# [PROBLEM]
Return every record below exactly as written, omitting any pictures.

# [Recorded data]
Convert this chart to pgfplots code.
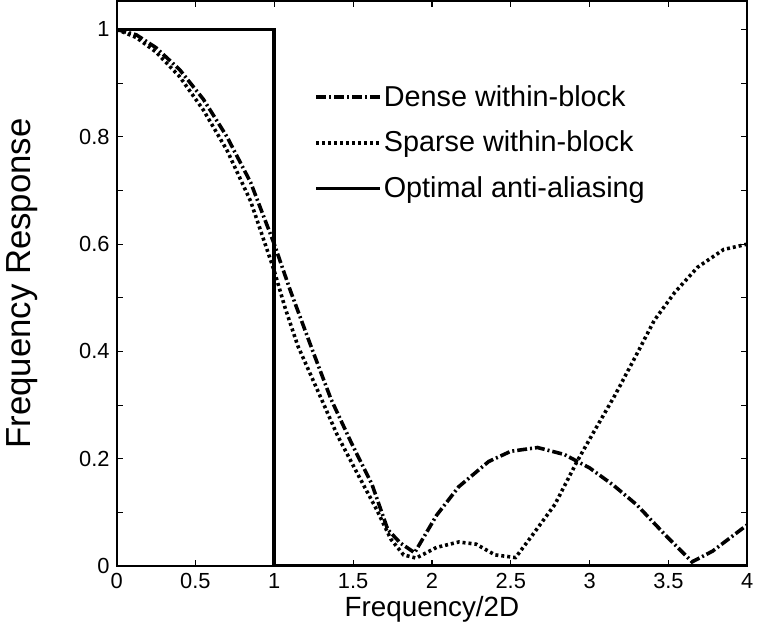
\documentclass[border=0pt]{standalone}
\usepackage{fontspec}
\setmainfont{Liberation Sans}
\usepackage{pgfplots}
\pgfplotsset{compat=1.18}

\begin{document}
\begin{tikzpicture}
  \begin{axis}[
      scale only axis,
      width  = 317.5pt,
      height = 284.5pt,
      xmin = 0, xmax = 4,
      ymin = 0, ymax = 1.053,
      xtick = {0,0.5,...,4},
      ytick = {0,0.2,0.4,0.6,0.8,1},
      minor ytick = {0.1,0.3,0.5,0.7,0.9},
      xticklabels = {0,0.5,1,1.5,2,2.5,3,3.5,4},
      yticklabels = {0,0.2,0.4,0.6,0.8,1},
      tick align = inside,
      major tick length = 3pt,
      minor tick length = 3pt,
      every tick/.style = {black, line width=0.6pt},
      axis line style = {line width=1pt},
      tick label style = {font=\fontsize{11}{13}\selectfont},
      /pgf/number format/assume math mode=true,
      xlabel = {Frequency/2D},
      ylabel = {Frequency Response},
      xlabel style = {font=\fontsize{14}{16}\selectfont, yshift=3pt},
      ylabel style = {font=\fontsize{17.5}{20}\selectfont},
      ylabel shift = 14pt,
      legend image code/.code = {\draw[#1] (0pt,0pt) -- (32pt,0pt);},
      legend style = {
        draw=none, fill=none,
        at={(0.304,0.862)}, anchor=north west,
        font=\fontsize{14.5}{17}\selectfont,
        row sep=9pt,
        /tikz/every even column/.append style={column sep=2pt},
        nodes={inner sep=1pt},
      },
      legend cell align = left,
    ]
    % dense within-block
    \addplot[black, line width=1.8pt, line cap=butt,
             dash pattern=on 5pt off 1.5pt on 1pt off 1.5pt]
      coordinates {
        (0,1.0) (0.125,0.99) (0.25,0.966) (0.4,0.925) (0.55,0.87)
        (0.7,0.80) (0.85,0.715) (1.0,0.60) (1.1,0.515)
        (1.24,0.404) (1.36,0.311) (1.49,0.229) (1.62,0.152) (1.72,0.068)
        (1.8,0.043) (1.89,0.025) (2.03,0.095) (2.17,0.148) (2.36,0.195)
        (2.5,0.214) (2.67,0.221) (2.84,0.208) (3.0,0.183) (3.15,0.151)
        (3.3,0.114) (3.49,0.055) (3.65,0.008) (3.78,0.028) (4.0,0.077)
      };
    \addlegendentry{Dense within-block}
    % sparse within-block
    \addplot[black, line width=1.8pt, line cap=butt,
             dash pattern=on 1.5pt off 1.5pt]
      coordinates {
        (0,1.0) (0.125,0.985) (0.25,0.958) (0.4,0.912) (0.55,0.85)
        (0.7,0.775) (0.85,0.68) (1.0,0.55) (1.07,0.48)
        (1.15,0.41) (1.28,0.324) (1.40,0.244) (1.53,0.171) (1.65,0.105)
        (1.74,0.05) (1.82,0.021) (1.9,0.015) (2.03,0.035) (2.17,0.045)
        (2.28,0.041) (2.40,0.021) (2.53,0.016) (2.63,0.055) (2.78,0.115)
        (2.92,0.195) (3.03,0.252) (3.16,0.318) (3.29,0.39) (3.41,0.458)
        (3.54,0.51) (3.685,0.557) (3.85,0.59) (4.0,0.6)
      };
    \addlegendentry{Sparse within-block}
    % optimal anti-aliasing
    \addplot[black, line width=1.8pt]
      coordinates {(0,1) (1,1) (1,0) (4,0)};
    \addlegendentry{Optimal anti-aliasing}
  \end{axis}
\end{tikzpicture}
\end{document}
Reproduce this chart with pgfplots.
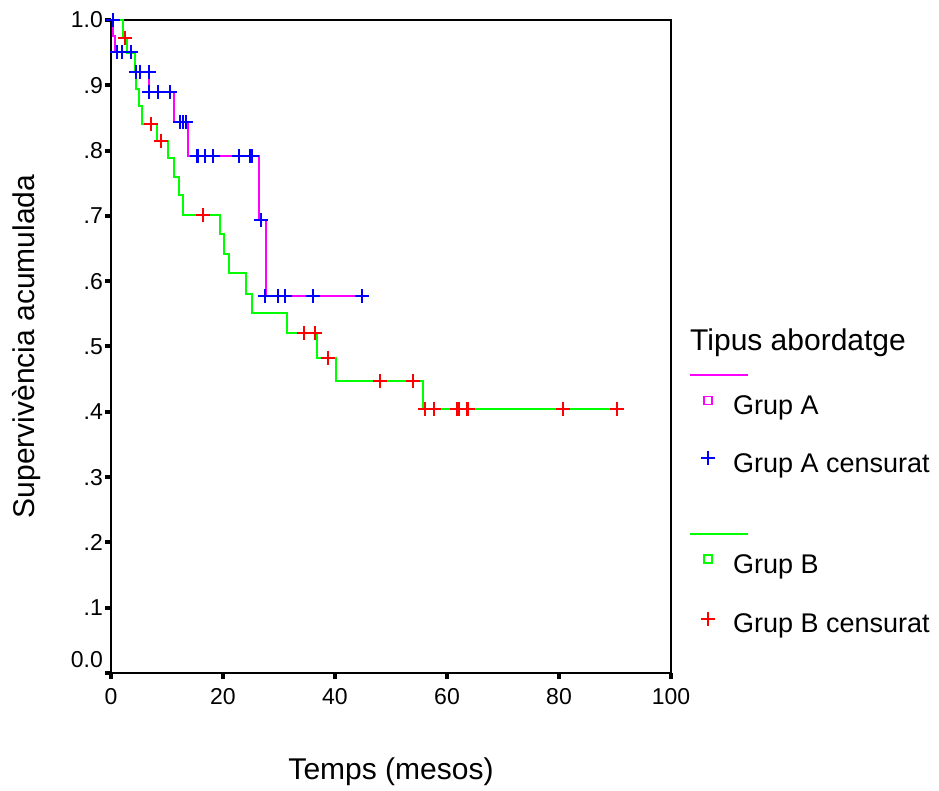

# [RESPONSE TO THE TASK]
Convert this chart to pgfplots code.
\documentclass[border=0pt]{standalone}
\usepackage{fontspec}
\setmainfont{Liberation Sans}
\usepackage{pgfplots}
\pgfplotsset{compat=1.18}

\begin{document}
\begin{tikzpicture}
  \begin{axis}[
      scale only axis,
      width  = 317.5pt,
      height = 284.5pt,
      xmin = 0, xmax = 4,
      ymin = 0, ymax = 1.053,
      xtick = {0,0.5,...,4},
      ytick = {0,0.2,0.4,0.6,0.8,1},
      minor ytick = {0.1,0.3,0.5,0.7,0.9},
      xticklabels = {0,0.5,1,1.5,2,2.5,3,3.5,4},
      yticklabels = {0,0.2,0.4,0.6,0.8,1},
      tick align = inside,
      major tick length = 3pt,
      minor tick length = 3pt,
      every tick/.style = {black, line width=0.6pt},
      axis line style = {line width=1pt},
      tick label style = {font=\fontsize{11}{13}\selectfont},
      /pgf/number format/assume math mode=true,
      xlabel = {Frequency/2D},
      ylabel = {Frequency Response},
      xlabel style = {font=\fontsize{14}{16}\selectfont, yshift=3pt},
      ylabel style = {font=\fontsize{17.5}{20}\selectfont},
      ylabel shift = 14pt,
      legend image code/.code = {\draw[#1] (0pt,0pt) -- (32pt,0pt);},
      legend style = {
        draw=none, fill=none,
        at={(0.304,0.862)}, anchor=north west,
        font=\fontsize{14.5}{17}\selectfont,
        row sep=9pt,
        /tikz/every even column/.append style={column sep=2pt},
        nodes={inner sep=1pt},
      },
      legend cell align = left,
    ]
    % dense within-block
    \addplot[black, line width=1.8pt, line cap=butt,
             dash pattern=on 5pt off 1.5pt on 1pt off 1.5pt]
      coordinates {
        (0,1.0) (0.125,0.99) (0.25,0.966) (0.4,0.925) (0.55,0.87)
        (0.7,0.80) (0.85,0.715) (1.0,0.60) (1.1,0.515)
        (1.24,0.404) (1.36,0.311) (1.49,0.229) (1.62,0.152) (1.72,0.068)
        (1.8,0.043) (1.89,0.025) (2.03,0.095) (2.17,0.148) (2.36,0.195)
        (2.5,0.214) (2.67,0.221) (2.84,0.208) (3.0,0.183) (3.15,0.151)
        (3.3,0.114) (3.49,0.055) (3.65,0.008) (3.78,0.028) (4.0,0.077)
      };
    \addlegendentry{Dense within-block}
    % sparse within-block
    \addplot[black, line width=1.8pt, line cap=butt,
             dash pattern=on 1.5pt off 1.5pt]
      coordinates {
        (0,1.0) (0.125,0.985) (0.25,0.958) (0.4,0.912) (0.55,0.85)
        (0.7,0.775) (0.85,0.68) (1.0,0.55) (1.07,0.48)
        (1.15,0.41) (1.28,0.324) (1.40,0.244) (1.53,0.171) (1.65,0.105)
        (1.74,0.05) (1.82,0.021) (1.9,0.015) (2.03,0.035) (2.17,0.045)
        (2.28,0.041) (2.40,0.021) (2.53,0.016) (2.63,0.055) (2.78,0.115)
        (2.92,0.195) (3.03,0.252) (3.16,0.318) (3.29,0.39) (3.41,0.458)
        (3.54,0.51) (3.685,0.557) (3.85,0.59) (4.0,0.6)
      };
    \addlegendentry{Sparse within-block}
    % optimal anti-aliasing
    \addplot[black, line width=1.8pt]
      coordinates {(0,1) (1,1) (1,0) (4,0)};
    \addlegendentry{Optimal anti-aliasing}
  \end{axis}
\end{tikzpicture}
\end{document}
Reproduce this chart with pgfplots.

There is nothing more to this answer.